Pull out every line in the data that has the string "Reproduce" in it.

^^^^^^^^

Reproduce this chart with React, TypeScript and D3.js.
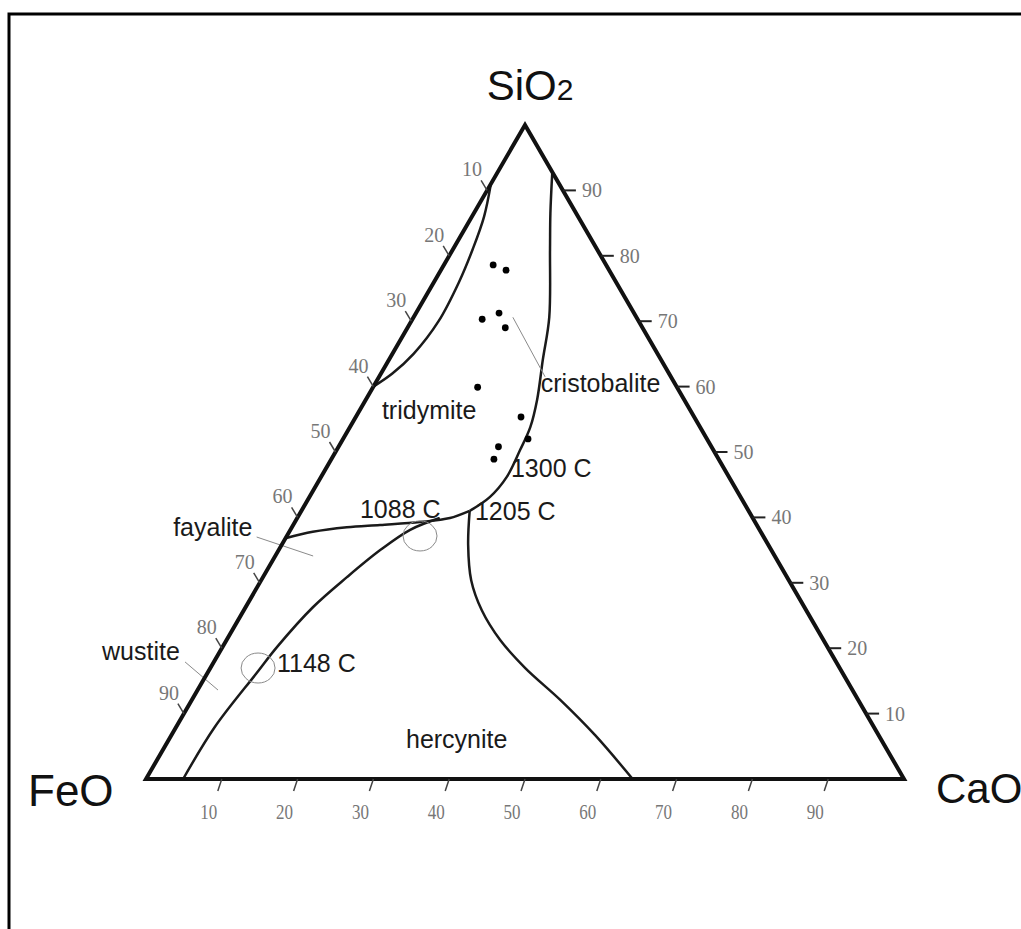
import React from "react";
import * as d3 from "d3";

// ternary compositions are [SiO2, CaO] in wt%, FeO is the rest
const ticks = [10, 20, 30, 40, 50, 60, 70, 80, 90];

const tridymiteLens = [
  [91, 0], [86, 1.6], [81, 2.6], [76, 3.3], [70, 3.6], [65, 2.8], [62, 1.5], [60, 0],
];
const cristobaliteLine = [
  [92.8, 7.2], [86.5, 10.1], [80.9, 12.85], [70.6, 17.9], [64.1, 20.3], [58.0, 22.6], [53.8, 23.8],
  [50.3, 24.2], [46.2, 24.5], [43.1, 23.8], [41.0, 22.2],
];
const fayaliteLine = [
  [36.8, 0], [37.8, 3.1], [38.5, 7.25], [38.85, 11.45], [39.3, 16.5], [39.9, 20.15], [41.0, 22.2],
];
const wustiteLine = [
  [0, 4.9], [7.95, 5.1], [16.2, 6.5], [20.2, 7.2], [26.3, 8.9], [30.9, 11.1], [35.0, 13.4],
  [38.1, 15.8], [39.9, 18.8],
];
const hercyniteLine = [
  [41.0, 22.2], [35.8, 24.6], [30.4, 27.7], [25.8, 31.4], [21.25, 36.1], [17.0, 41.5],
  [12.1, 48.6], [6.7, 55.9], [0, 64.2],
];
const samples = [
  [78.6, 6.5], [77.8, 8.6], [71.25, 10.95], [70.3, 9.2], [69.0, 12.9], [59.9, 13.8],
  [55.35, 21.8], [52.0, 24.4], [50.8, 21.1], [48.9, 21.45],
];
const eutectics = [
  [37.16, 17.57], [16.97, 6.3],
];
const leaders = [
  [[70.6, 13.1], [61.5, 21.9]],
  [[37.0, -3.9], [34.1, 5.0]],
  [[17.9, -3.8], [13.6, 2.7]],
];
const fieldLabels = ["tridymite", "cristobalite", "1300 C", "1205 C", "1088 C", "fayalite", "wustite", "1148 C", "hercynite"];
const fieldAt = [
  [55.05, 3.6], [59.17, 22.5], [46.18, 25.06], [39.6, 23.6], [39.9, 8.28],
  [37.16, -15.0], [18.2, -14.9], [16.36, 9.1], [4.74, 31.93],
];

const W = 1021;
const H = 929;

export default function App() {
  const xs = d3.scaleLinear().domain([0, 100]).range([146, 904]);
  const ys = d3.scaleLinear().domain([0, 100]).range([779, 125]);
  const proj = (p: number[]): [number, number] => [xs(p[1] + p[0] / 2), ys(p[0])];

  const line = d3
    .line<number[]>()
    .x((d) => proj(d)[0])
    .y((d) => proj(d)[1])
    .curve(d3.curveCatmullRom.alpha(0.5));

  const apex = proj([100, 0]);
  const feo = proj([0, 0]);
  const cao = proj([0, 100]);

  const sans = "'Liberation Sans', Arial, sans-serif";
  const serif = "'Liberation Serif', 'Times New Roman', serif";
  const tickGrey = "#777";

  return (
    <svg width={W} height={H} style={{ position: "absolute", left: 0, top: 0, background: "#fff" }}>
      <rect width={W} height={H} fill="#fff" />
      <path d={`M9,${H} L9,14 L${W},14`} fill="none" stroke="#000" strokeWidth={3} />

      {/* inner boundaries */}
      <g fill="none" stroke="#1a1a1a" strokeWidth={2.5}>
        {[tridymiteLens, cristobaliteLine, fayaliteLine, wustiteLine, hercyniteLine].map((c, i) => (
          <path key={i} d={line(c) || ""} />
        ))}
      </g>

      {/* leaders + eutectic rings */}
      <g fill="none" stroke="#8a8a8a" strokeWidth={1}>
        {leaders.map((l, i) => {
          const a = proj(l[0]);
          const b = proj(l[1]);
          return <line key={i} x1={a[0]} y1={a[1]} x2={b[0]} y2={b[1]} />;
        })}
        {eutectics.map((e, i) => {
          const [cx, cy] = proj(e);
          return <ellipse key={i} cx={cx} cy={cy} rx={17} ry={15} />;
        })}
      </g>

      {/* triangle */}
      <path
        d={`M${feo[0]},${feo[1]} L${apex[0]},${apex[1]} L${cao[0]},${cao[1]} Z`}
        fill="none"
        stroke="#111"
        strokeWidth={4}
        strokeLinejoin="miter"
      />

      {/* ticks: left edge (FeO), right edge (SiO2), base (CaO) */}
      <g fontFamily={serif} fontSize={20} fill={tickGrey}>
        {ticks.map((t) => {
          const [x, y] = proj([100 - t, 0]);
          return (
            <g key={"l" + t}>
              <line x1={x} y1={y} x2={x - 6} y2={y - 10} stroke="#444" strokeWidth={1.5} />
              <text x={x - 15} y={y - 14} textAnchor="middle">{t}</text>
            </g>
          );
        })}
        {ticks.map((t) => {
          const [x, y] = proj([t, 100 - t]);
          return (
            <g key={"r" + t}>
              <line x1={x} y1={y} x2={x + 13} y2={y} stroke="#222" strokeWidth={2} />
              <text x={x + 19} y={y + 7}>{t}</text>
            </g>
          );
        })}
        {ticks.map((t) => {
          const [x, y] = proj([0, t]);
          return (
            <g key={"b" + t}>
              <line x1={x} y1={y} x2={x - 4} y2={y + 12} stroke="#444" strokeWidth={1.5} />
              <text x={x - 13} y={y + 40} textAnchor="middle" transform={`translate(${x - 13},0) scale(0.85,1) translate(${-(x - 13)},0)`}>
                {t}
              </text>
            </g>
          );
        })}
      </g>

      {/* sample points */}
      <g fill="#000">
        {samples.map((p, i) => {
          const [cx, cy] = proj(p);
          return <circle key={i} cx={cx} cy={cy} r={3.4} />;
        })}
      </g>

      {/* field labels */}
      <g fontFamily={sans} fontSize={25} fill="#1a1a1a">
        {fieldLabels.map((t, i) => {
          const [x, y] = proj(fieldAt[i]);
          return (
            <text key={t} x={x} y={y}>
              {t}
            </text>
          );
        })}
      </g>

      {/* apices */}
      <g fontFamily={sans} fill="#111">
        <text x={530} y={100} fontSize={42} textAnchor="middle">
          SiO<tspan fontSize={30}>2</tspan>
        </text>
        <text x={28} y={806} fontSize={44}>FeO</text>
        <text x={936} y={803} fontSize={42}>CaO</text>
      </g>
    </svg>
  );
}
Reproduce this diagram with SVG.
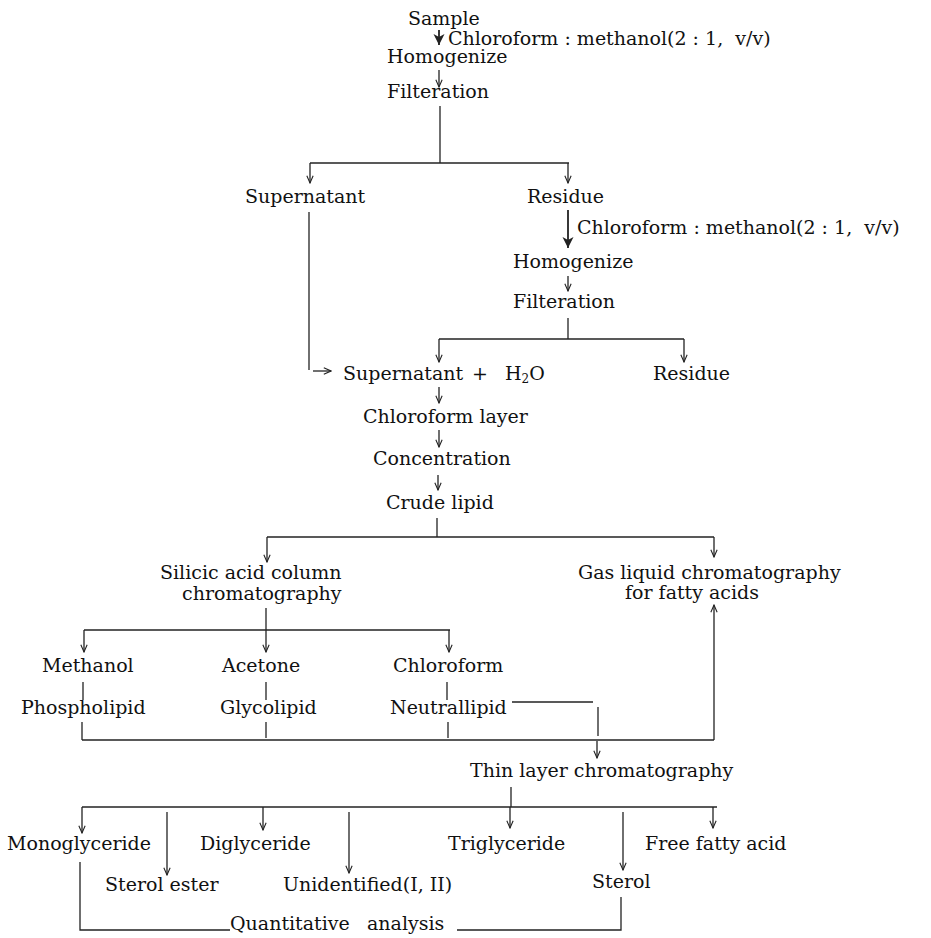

^^^^^^^^

* **SOLUTION TO THIS TASK**
Reproduce this chart with React, TypeScript and D3.js.
Reproduce this diagram with SVG.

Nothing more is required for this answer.